Abschied in der Nacht
Der französische Filmemacher Robert Enrico (1930-2001) ist vor allem durch die beiden Action-Filme „Die Abenteurer“ (mit Alain Delon und Lino Ventura) und „Ho!“ (mit Jean-Paul Belmondo) bekannt geworden. Seinen wohl besten Film hat er aber erst 1975 mit dem historischen Drama „Abschied in der Nacht“ (auch bekannt unter dem Titel „Das alte Gewehr“ – so die wörtliche Übersetzung des Originaltitels „Le vieux fusil“) abgeliefert, in dem sowohl Romy Schneider als auch Philippe Noiret mit beeindruckenden Darstellungen überzeugen.
Inhalt:
Julien Dandieu (Philippe Noiret) arbeitet im Jahr 1944 als Chirurg in der südfranzösischen Stadt Montauban. Offiziell untersteht die Stadt nicht den Deutschen, sondern dem „neutralen“ Vichy-Regime, das allerdings praktisch mit den Nazis kollaboriert. Die Straßen sind gesäumt mit aufgeknüpften Mitgliedern der Résistance, die verantwortliche Miliz verschleppt konsequent alle nur grob unter Terrorismusverdacht stehende Verwundete aus dem Krankenhaus, in dem Dandieu mit seinem Freund François (Jean Bouise) und deutschen Kollegen arbeitet. Medikamente sind Mangelware, Stromausfälle und Bombenalarme an der Tagesordnung.
Während sich das Ende des Krieges eigentlich schon abzeichnet, haben die langen Jahre der Entbehrungen, die Operationen sowie die Razzien durch die Soldaten Spuren bei dem Mediziner hinterlassen. Als er eines Tages eine Drohung gegen ihn und seine Familie wahrnimmt, überredet er seine Frau Clara (Romy Schneider) und die gemeinsame Tochter zur Flucht in die kleine Gemeinde Barberie, wo das Schloss seiner verstorbenen Eltern steht.

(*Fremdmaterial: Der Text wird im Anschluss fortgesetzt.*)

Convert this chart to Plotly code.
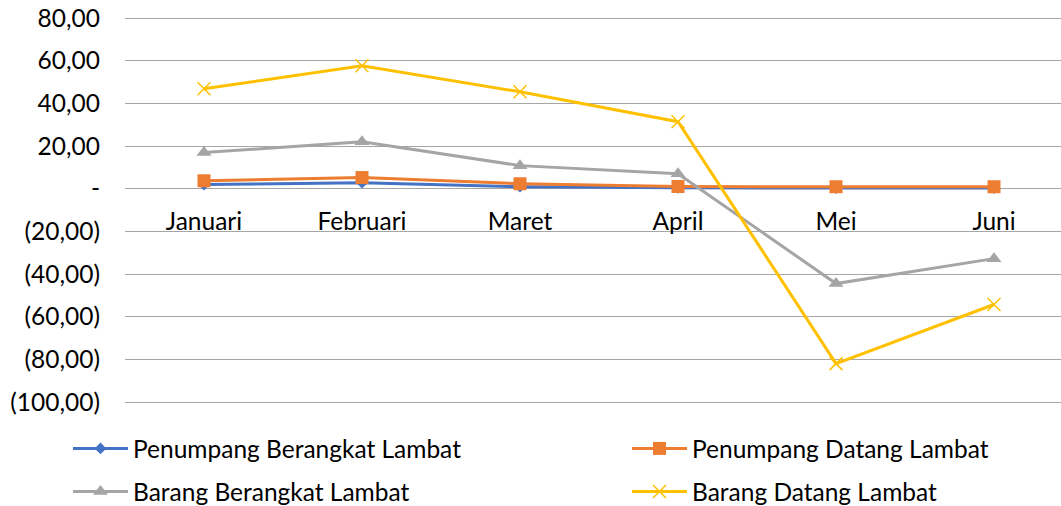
import plotly.graph_objects as go

months = ["Januari", "Februari", "Maret", "April", "Mei", "Juni"]
penumpang_berangkat = [1.9, 2.8, 0.9, 0.4, 0.3, 0.3]
penumpang_datang = [3.7, 5.2, 2.3, 1.0, 0.9, 0.9]
barang_berangkat = [16.9, 22.0, 10.8, 7.0, -44.5, -32.8]
barang_datang = [46.8, 57.6, 45.4, 31.4, -82.0, -54.3]
y_tickvals = [80, 60, 40, 20, 0, -20, -40, -60, -80, -100]
y_ticktext = ["80,00", "60,00", "40,00", "20,00", "-", "(20,00)", "(40,00)", "(60,00)", "(80,00)", "(100,00)"]

FONT = "Lato"
FS = 24.5
fig = go.Figure()
fig.add_trace(go.Scatter(x=months, y=penumpang_berangkat, name="Penumpang Berangkat Lambat",
                         mode="lines+markers", line=dict(color="#4472C4", width=3),
                         marker=dict(symbol="diamond", size=9, color="#4472C4"), legend="legend"))
fig.add_trace(go.Scatter(x=months, y=penumpang_datang, name="Penumpang Datang Lambat",
                         mode="lines+markers", line=dict(color="#ED7D31", width=3),
                         marker=dict(symbol="square", size=13, color="#ED7D31"), legend="legend2"))
fig.add_trace(go.Scatter(x=months, y=barang_berangkat, name="Barang Berangkat Lambat",
                         mode="lines+markers", line=dict(color="#A5A5A5", width=3),
                         marker=dict(symbol="triangle-up", size=13, color="#A5A5A5"), legend="legend3"))
fig.add_trace(go.Scatter(x=months, y=barang_datang, name="Barang Datang Lambat",
                         mode="lines+markers", line=dict(color="#FFC000", width=3),
                         marker=dict(symbol="x-thin-open", size=13, line=dict(color="#FFC000", width=1.5)),
                         legend="legend4"))

H = 506
T, B, L = 16, 0, 60
paper_h = H - T - B
paper_w = 1061 - L
plot_bottom_px = 404
plot_left_px = 125
# pixel scale: 18 -> 80, 402 -> -100 ; pad range by ~2px each side so edge gridlines show
scale = (402 - 18) / 180.0
pad = 2 / scale


def py(px):
    return (H - B - px) / paper_h


def px_(x):
    return (x - L) / paper_w


zero_pos = py(188)


def leg(x, y):
    return dict(orientation="h", x=px_(x), y=py(y), xanchor="left", yanchor="top",
                itemwidth=55, font=dict(family=FONT, size=FS, color="#000000"),
                bgcolor="rgba(0,0,0,0)", borderwidth=0)


fig.update_layout(
    width=1061, height=506,
    margin=dict(l=L, r=0, t=T, b=B, autoexpand=False),
    paper_bgcolor="white", plot_bgcolor="white",
    font=dict(family=FONT, size=FS, color="#000000"),
    xaxis=dict(range=[-0.5, 5.424], domain=[px_(plot_left_px), 1],
               showgrid=False, zeroline=False, showline=False, automargin=False,
               anchor="free", position=zero_pos, ticks="", ticklabelstandoff=16,
               tickfont=dict(family=FONT, size=FS)),
    yaxis=dict(range=[-100 - pad, 80 + pad], domain=[py(plot_bottom_px), 1],
               tickvals=y_tickvals, ticktext=y_ticktext, automargin=False,
               showgrid=True, gridcolor="#A6A6A6", gridwidth=1, zeroline=False,
               showline=False, ticks="", ticklabelstandoff=24,
               tickfont=dict(family=FONT, size=FS)),
    showlegend=True,
    legend=leg(68, 426),
    legend2=leg(627, 426),
    legend3=leg(68, 469),
    legend4=leg(627, 469),
)
fig.write_html("out.html", config={"displayModeBar": False},
               post_script="document.body.style.margin='0';document.body.style.overflow='hidden';")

Um den Schein zu wahren und die im Keller des Krankenhauses befindlichen Partisanenkämpfer so gut es geht zu schützen und zu versorgen, bleibt Julien in der Stadt. Als nach über einer Woche die SS noch immer auf sich warten lässt, wähnt sich Julien in Sicherheit und er beschließt, nach Barberie für eine kurze Stippvisite zu fahren, um zumindest ein Abendessen mit seiner Familie zu haben.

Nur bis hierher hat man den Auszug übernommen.